▸ Collected data entries:
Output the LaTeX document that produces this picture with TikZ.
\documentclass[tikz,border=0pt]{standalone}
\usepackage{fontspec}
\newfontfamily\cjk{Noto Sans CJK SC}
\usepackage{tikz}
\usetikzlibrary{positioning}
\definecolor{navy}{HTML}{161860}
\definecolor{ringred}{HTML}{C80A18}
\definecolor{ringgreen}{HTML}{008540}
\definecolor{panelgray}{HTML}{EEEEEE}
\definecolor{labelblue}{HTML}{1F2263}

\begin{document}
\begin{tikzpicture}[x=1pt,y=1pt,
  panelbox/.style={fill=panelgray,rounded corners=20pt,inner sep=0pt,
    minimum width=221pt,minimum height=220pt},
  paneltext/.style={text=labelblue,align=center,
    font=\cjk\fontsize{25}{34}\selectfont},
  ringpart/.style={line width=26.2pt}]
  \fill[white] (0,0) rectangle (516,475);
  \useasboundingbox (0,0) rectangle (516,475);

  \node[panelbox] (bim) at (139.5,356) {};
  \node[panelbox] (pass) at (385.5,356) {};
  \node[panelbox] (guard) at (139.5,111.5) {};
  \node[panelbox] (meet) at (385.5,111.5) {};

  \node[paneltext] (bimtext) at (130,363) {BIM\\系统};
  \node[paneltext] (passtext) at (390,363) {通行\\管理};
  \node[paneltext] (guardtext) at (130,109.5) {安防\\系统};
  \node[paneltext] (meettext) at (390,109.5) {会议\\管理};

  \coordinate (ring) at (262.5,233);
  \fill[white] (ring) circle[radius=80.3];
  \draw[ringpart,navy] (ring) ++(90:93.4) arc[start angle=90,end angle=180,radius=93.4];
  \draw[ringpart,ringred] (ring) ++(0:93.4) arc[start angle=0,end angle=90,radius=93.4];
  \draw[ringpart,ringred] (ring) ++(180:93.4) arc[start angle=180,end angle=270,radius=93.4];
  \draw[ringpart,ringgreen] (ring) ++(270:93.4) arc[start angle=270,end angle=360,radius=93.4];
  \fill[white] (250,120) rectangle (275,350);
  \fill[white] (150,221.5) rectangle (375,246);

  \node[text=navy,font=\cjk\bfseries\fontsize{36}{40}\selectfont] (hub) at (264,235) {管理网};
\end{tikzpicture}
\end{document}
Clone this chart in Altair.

▸ WORK TO COMPLETE: Write out the records exactly, starting at the first line and stopping after the line that contains "(meet) at (385.5,111.5)".

▸ RESPONSE TO THE TASK:
Output the LaTeX document that produces this picture with TikZ.
\documentclass[tikz,border=0pt]{standalone}
\usepackage{fontspec}
\newfontfamily\cjk{Noto Sans CJK SC}
\usepackage{tikz}
\usetikzlibrary{positioning}
\definecolor{navy}{HTML}{161860}
\definecolor{ringred}{HTML}{C80A18}
\definecolor{ringgreen}{HTML}{008540}
\definecolor{panelgray}{HTML}{EEEEEE}
\definecolor{labelblue}{HTML}{1F2263}

\begin{document}
\begin{tikzpicture}[x=1pt,y=1pt,
  panelbox/.style={fill=panelgray,rounded corners=20pt,inner sep=0pt,
    minimum width=221pt,minimum height=220pt},
  paneltext/.style={text=labelblue,align=center,
    font=\cjk\fontsize{25}{34}\selectfont},
  ringpart/.style={line width=26.2pt}]
  \fill[white] (0,0) rectangle (516,475);
  \useasboundingbox (0,0) rectangle (516,475);

  \node[panelbox] (bim) at (139.5,356) {};
  \node[panelbox] (pass) at (385.5,356) {};
  \node[panelbox] (guard) at (139.5,111.5) {};
  \node[panelbox] (meet) at (385.5,111.5) {};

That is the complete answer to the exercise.